Porém, o termo civilização ganhou uma forma plural, deixando de resumir-se ao ideário eurocêntrico e realidades europeias emergentes do eurocentrismo, reconhecendo a existência de outras civilizações também suas contemporâneas, uma vez os seres humanos não prescindirem daquilo que lhes é específico, dado acreditarem que reside aí o sustento da sua dignidade e integridade perante os outros.
Pode, por exemplo, falar-se em civilização ocidental, islâmica, hindu, chinesa e africana.
Se o termo plural civilizações traduz o abandono de uma determinada superioridade civilizacional, a verdade é que civilização continua a ter em si mesma um juízo de valor que a faz coincidir com uma realidade humana privilegiada, mais evoluída, por confronto com as demais, mesmo tendo como assente que a barbárie pode ser um programa inscrito no seu próprio programa.
No seu ímpeto progressista e dominante, a civilização ocidental tomou os direitos humanos como uma verdade necessária e universal, na sequência do segundo conflito mundial, pelo que atualmente civilização integra também a paz, humanismo e ausência de crimes bélicos, contra a humanidade e de genocídio em tempo de guerra, mesmo que lícita, a par de uma difícil e paulatina aceitação de uma justiça penal internacional.
E se bem que os direitos humanos não possam ser ignorados, por serem parte essencial do diálogo inter-civilizacional, resta saber até que ponto a sua origem ocidental inviabiliza a sua universalização e a noção de civilização que defende.
Há quem fale no choque de civilizações, em que sobressai a tese de Samuel Huntington.
Vivemos há muito numa consentida pandemia entre egoísmo e desigualdades sociais.
O projeto de vida de cada um, que não englobou a capacidade de incluir o outro como nosso semelhante, fortaleceu sim, um projeto patológico, que amadureceu ao ponto das suas raízes medrarem no podre, criando mesmo resistências a uma mudança.
Tudo se foi fortalecendo nos caminhos dos carreiristas, dos astuciosos, dos que conhecem os avessos o suficiente, para estarem sempre no lugar certo à hora certa, e surgirem como os obviamente aptos para os cargos.
Deixar que o silêncio abafe as dificuldades alheias de quem enfim, vive ainda do crédito que deposita em quem é afinal o devedor, faz parte da engrenagem que confunde por obra e graça.
Dar uma sensação de confiança que não existe, é, igualmente tratar todos por um qualquer número de cama de enfermaria parda, distante q.b. de um quarto particular que não conhece o diálogo da carência.
O diagnóstico foi sempre o mesmo: falhou a solidariedade na luta contra as desigualdades, e falhou o orgulho por se conviver numa vida digna, tendo em conta as capacidades de cada qual.
Afinal, continua a ter êxito a competição que descartou o local asténico onde nenhum coração pode bater esperançoso, antes, o enorme umbigo confere ritmo às relações humanas, qual cruz sorteada a cada, depois de um canto de sereias determinar o a quem.
No entretanto, muito se presencia uma vida de coma assistido.
Continuamos juntos, sem um progresso em direção ao respeito pelo indivíduo.
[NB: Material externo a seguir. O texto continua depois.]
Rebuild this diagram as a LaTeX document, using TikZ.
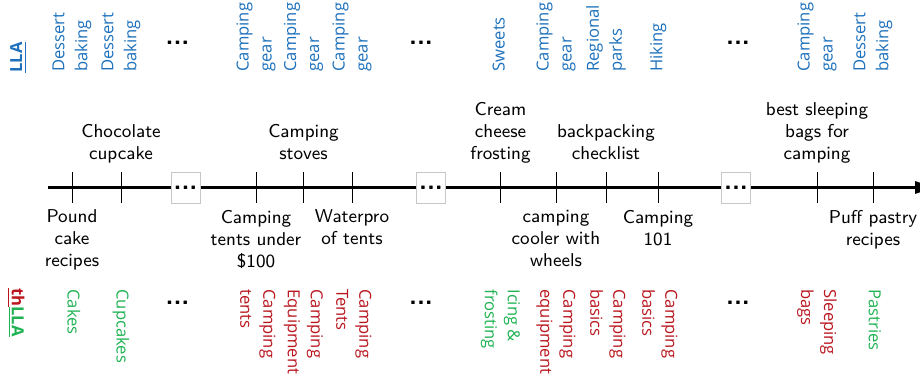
\documentclass[tikz,border=0pt]{standalone}
\usepackage{fontspec}
\newfontfamily\labelfont{Open Sans}
\usetikzlibrary{arrows.meta}

\definecolor{llablue}{RGB}{28,112,188}
\definecolor{thgreen}{RGB}{30,178,82}
\definecolor{thred}{RGB}{185,22,30}

% struts that follow the visible ink of the topic labels
\newcommand\topicstrutup{\rule{0pt}{6.2pt}}
\newcommand\topicstrutdown{\rule[-2pt]{0pt}{2pt}}

\tikzset{
  axisline/.style={line width=1.5pt, -{Triangle[length=10pt,width=6pt]}},
  tickmark/.style={line width=0.5pt, draw=black},
  gapbox/.style={draw=black!22, fill=white, line width=0.5pt,
    minimum width=14.5pt, minimum height=15.5pt, inner sep=0pt,
    font=\sffamily\bfseries\fontsize{13}{14}\selectfont},
  querytext/.style={align=center, inner sep=0pt,
    font=\sffamily\fontsize{9.3}{11}\selectfont,
    execute at begin node=\strut, execute at end node=\strut},
  abovelbl/.style={querytext, anchor=south},
  belowlbl/.style={querytext, anchor=north},
  topiclbl/.style={align=left, inner sep=0pt,
    font=\labelfont\fontsize{8.3}{11.5}\selectfont,
    execute at begin node=\topicstrutup, execute at end node=\topicstrutdown},
  toplbl/.style={topiclbl, rotate=90, anchor=west, text=llablue},
  botlbl/.style={topiclbl, rotate=-90, anchor=west},
  greenlbl/.style={botlbl, text=thgreen},
  redlbl/.style={botlbl, text=thred},
  dotlbl/.style={inner sep=0pt, font=\sffamily\bfseries\fontsize{13}{14}\selectfont},
}

\begin{document}
\begin{tikzpicture}[x=0.5pt,y=-0.5pt]
\useasboundingbox (0,0) rectangle (920,377);

% tick positions along the timeline
\coordinate (t1)  at (72,187.5);
\coordinate (t2)  at (121,187.5);
\coordinate (g1)  at (185.5,187.5);
\coordinate (t3)  at (256,187.5);
\coordinate (t4)  at (303.5,187.5);
\coordinate (t5)  at (352,187.5);
\coordinate (g2)  at (431,187.5);
\coordinate (t6)  at (500.5,187.5);
\coordinate (t7)  at (556,187.5);
\coordinate (t8)  at (606,187.5);
\coordinate (t9)  at (658,187.5);
\coordinate (g3)  at (736,187.5);
\coordinate (t10) at (817,187.5);
\coordinate (t11) at (873,187.5);

% reference rows
\coordinate (upbase)   at (0,166.6);
\coordinate (downbase) at (0,209.6);
\coordinate (topcol)   at (0,72);
\coordinate (botcol)   at (0,289);

% timeline
\coordinate (start) at (48,187.5);
\coordinate (end)   at (935,187.5);
\draw[axisline] (start) -- (end);

\foreach \t in {t1,t2,t3,t4,t5,t6,t7,t8,t9,t10,t11}
  \draw[tickmark] (\t) ++(0,-15.5) -- ++(0,31);

\node[gapbox] (box1) at (g1) {...};
\node[gapbox] (box2) at (g2) {...};
\node[gapbox] (box3) at (g3) {...};

% queries above the line
\node[abovelbl] (q2)  at (t2 |- upbase)  {Chocolate\\cupcake};
\node[abovelbl] (q4)  at (t4 |- upbase)  {Camping\\stoves};
\node[abovelbl] (q6)  at (t6 |- upbase)  {Cream\\cheese\\frosting};
\node[abovelbl] (q8)  at (t8 |- upbase)  {backpacking\\checklist};
\node[abovelbl] (q10) at (t10 |- upbase) {best sleeping\\bags for\\camping};

% queries below the line
\node[belowlbl] (q1)  at (t1 |- downbase)  {Pound\\cake\\recipes};
\node[belowlbl] (q3)  at (t3 |- downbase)  {Camping\\tents under\\\$100};
\node[belowlbl] (q5)  at (t5 |- downbase)  {Waterpro\\of tents};
\node[belowlbl] (q7)  at (t7 |- downbase)  {camping\\cooler with\\wheels};
\node[belowlbl] (q9)  at (t9 |- downbase)  {Camping\\101};
\node[belowlbl] (q11) at (t11 |- downbase) {Puff pastry\\recipes};

% LLA row
\node[toplbl, font=\labelfont\bfseries\fontsize{8.3}{11.5}\selectfont] (lla) at (18,73) {\underline{LLA}};
\node[toplbl] (l1)  at (t1 |- topcol)  {Dessert\\baking};
\node[toplbl] (l2)  at (t2 |- topcol)  {Dessert\\baking};
\node[toplbl] (l3)  at (t3 |- topcol)  {Camping\\gear};
\node[toplbl] (l4)  at (t4 |- topcol)  {Camping\\gear};
\node[toplbl] (l5)  at (t5 |- topcol)  {Camping\\gear};
\node[toplbl] (l6)  at (t6 |- topcol)  {Sweets};
\node[toplbl] (l7)  at (t7 |- topcol)  {Camping\\gear};
\node[toplbl] (l8)  at (t8 |- topcol)  {Regional\\parks};
\node[toplbl] (l9)  at (t9 |- topcol)  {Hiking};
\node[toplbl] (l10) at (t10 |- topcol) {Camping\\gear};
\node[toplbl] (l11) at (t11 |- topcol) {Dessert\\baking};
\node[dotlbl] (ld1) at (177.5,43) {...};
\node[dotlbl] (ld2) at (421,43) {...};
\node[dotlbl] (ld3) at (738,43) {...};

% thLLA row
\node[botlbl, font=\labelfont\bfseries\fontsize{8.3}{11.5}\selectfont] (thlla) at (16,288)
  {\textcolor{thred}{\underline{th}}\textcolor{thgreen}{\underline{LLA}}};
\node[greenlbl] (h1)  at (t1 |- botcol)  {Cakes};
\node[greenlbl] (h2)  at (t2 |- botcol)  {Cupcakes};
\node[redlbl]   (h3)  at (t3 |- botcol)  {Camping\\tents};
\node[redlbl]   (h4)  at (t4 |- botcol)  {Camping\\Equipment};
\node[redlbl]   (h5)  at (t5 |- botcol)  {Camping\\Tents};
\node[greenlbl] (h6)  at (t6 |- botcol)  {Icing \&\\frosting};
\node[redlbl]   (h7)  at (t7 |- botcol)  {Camping\\equipment};
\node[redlbl]   (h8)  at (t8 |- botcol)  {Camping\\basics};
\node[redlbl]   (h9)  at (t9 |- botcol)  {Camping\\basics};
\node[redlbl]   (h10) at (t10 |- botcol) {Sleeping\\bags};
\node[greenlbl] (h11) at (t11 |- botcol) {Pastries};
\node[dotlbl] (hd1) at (177.5,303) {...};
\node[dotlbl] (hd2) at (421,303) {...};
\node[dotlbl] (hd3) at (738,303) {...};
\end{tikzpicture}
\end{document}
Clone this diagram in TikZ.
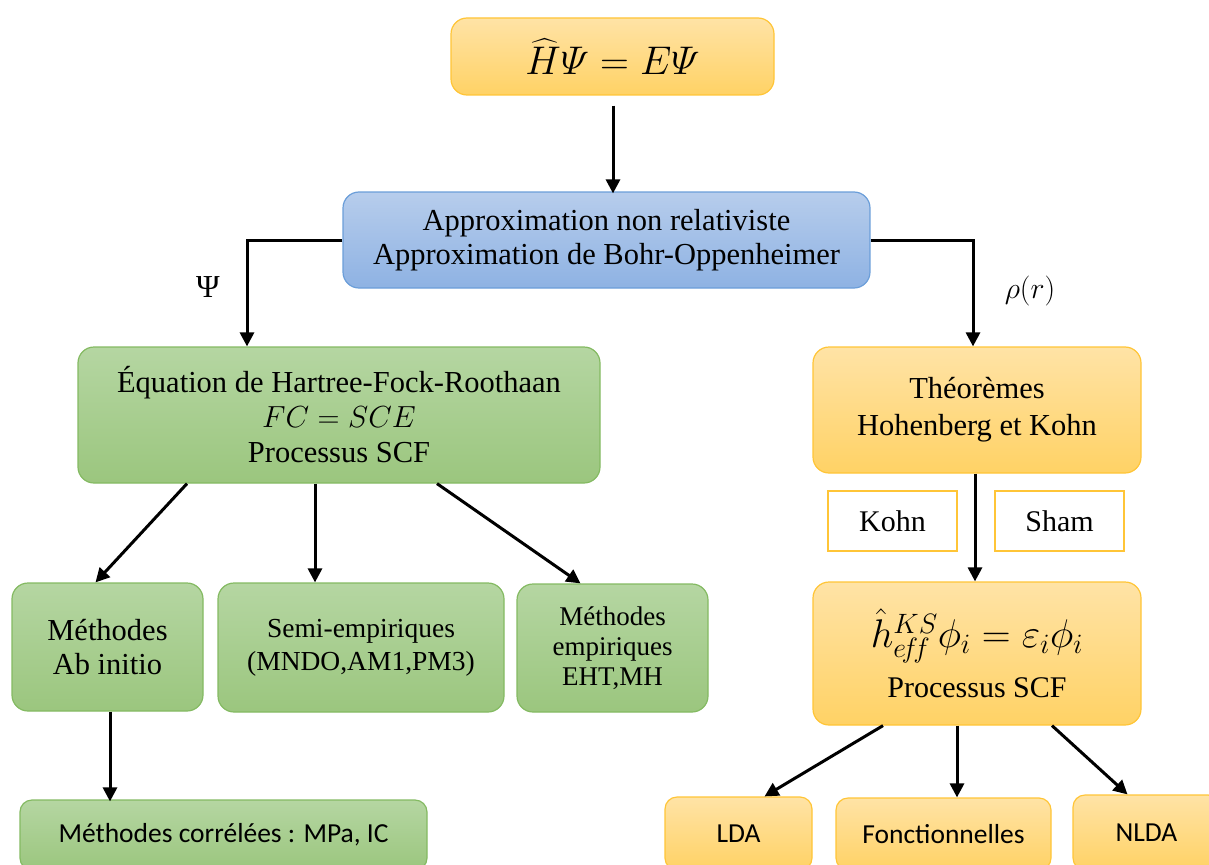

As fortes disparidades proliferam e multiplicam-se no egoísmo e suas consequências, a fim de que uns, se possam sentir por natureza, mais do que outros, por virulento, desprovido, bolorento e delinquente que seja esse mais.
De registar que a falta de investimento na cultura e na educação serão sempre pródigas no manter do statu quo.
Pergunta-se: como pode uma sociedade prosperar de forma equitativa se o plano do poder ignora o contrato social?
Creia-se que o continuar do cada um por si, é o definitivo naufrágio.
Já é um parágrafo na história da civilização.
Será pois a impossibilidade definitiva de um feliz deus tirar fotografias atras de fotografias.